冬十月壬申。散位從四位下紀朝臣宇美卒。甲戌。中務卿從三位栗栖王薨。二品長親王之子也。

十月五日に散位の紀朝臣宇美が亡くなっている。七日に中務卿の「栗栖王」が亡くなっている。「長親王」の子であった(こちら参照)。

十一月己亥。尾張國獻白龜。
十二月丁丑。免攝津國遭潮諸郡今年田租。己夘。西海道諸國。秋稼多損。仍免今年田租。

十一月二日に尾張國が「白龜」を献上している。

十二月十一日に攝津國の高潮にあった諸郡の今年の田租を免除している。十三日に西海道の諸國は、秋の収穫の多くを損失している。よってこれら諸國の今年の田租を免除している。

<尾張國:白龜>
尾張國:白龜

尾張の地で白龜を探しなさい!…何ともご親切なことなのだが、勿論、「白い亀」ではない。幾度も記述されたように、白龜=亀のように見える地がくっ付いているところである。

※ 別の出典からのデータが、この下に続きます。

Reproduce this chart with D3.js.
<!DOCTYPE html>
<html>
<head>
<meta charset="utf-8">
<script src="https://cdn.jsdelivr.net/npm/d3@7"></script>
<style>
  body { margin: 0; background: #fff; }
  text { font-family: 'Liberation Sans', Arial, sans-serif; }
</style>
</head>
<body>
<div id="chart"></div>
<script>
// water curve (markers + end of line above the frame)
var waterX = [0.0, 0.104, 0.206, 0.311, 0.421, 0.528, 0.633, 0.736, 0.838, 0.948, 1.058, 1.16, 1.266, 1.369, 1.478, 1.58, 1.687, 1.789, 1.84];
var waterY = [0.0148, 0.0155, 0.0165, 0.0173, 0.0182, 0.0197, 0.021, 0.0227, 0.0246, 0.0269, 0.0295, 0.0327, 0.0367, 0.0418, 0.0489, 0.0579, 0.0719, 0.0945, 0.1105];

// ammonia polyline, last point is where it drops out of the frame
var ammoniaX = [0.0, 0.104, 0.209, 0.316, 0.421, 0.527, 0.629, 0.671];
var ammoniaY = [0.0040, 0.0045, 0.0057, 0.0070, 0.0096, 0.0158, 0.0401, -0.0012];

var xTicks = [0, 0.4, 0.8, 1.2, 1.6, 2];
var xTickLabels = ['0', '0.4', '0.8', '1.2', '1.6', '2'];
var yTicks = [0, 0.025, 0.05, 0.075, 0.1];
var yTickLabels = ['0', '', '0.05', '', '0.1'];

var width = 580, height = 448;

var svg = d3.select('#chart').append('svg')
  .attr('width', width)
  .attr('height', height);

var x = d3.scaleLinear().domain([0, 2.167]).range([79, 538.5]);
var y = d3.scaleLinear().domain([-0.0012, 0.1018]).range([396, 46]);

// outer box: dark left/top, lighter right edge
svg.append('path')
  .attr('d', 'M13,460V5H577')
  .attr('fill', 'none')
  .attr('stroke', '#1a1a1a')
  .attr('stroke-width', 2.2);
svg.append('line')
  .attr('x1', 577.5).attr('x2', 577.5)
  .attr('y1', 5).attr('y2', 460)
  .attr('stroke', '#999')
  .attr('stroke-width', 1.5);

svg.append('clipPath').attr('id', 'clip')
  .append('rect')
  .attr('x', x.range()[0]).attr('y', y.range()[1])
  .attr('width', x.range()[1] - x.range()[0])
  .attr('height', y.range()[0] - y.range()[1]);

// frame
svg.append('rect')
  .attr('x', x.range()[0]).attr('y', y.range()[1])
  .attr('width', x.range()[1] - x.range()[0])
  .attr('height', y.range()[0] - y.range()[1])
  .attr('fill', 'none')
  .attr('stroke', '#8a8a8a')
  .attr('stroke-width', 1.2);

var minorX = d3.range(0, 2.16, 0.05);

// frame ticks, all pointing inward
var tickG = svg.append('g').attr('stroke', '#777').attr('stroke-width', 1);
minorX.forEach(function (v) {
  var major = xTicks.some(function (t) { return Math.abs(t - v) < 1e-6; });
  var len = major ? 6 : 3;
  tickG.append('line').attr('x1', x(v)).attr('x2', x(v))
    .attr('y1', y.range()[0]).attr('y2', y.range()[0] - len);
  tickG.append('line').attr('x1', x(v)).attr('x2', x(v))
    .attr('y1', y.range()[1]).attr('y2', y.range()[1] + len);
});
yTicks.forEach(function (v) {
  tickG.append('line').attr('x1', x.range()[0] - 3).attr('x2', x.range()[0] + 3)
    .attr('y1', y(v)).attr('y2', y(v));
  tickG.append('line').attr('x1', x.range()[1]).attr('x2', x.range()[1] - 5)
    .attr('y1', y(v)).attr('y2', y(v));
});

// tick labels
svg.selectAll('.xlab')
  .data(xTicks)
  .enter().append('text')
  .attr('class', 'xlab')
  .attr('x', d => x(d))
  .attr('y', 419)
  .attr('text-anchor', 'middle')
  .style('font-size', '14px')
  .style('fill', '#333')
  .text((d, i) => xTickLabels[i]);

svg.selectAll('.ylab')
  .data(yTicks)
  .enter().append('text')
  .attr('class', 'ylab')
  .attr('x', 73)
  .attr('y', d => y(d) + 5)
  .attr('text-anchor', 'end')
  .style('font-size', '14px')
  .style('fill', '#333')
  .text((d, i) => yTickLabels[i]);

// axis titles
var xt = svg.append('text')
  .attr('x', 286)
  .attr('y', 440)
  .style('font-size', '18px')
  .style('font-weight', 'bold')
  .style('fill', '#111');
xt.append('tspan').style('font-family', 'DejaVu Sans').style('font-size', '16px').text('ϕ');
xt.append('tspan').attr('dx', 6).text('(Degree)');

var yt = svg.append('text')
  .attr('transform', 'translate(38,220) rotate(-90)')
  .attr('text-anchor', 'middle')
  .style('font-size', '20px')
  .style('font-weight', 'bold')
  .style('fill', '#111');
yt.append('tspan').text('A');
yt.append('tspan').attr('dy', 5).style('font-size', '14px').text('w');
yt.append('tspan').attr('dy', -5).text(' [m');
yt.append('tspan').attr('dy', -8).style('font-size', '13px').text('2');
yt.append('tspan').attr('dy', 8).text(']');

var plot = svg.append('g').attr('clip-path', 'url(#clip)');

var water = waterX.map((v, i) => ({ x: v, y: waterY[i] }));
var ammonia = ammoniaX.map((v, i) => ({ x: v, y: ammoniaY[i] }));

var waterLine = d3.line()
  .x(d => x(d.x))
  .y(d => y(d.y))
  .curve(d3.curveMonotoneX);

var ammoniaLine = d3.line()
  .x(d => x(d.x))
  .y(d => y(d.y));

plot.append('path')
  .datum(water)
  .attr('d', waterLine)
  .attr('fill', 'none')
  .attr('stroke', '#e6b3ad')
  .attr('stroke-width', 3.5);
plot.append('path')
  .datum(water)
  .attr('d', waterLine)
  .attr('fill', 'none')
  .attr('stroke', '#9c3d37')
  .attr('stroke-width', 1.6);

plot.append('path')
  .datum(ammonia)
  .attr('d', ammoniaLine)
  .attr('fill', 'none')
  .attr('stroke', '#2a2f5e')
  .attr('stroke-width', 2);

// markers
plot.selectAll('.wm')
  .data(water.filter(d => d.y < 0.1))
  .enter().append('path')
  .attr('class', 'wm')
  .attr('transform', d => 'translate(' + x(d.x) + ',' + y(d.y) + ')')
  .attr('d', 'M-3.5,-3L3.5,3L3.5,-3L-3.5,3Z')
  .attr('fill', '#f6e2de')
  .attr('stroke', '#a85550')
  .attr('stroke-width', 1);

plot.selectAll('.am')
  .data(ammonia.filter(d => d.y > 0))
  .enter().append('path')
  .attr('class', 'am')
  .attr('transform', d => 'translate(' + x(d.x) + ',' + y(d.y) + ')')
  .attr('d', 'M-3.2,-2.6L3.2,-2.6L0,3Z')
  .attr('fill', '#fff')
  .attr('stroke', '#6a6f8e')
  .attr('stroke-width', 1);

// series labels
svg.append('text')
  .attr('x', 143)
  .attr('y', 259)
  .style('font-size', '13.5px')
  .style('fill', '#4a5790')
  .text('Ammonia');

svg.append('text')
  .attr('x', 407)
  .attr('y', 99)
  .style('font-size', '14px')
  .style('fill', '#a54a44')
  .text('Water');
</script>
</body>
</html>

これほどまでに記載されたなら、既に瑞祥ではない、筈である。解釈のしようがないので「白い亀」としてしまうのであろう。勿体ない話である。未開の地が開拓された歴史を見逃すことになる。

尾張國には山田郡が存在していたと記述されている。そもそもは、書紀の天武天皇紀に登場したのであるが、續紀もそれを引き継いで、生江臣安久多という人物を記載している。國分寺への寄進が認められて外従五位下を叙爵されていた。かなり精力的に山奥の谷間を開拓していたのであろう。

現在は高速道路が通り、地形の変形が見られるので、例によって国土地理院航空写真1961~9年を図に示した。と言うことで、少々不鮮明ではあるが、二匹の龜が並んでいるところが見出せる。そのくっ付いた谷間を耕地にし、公地として献上したのである。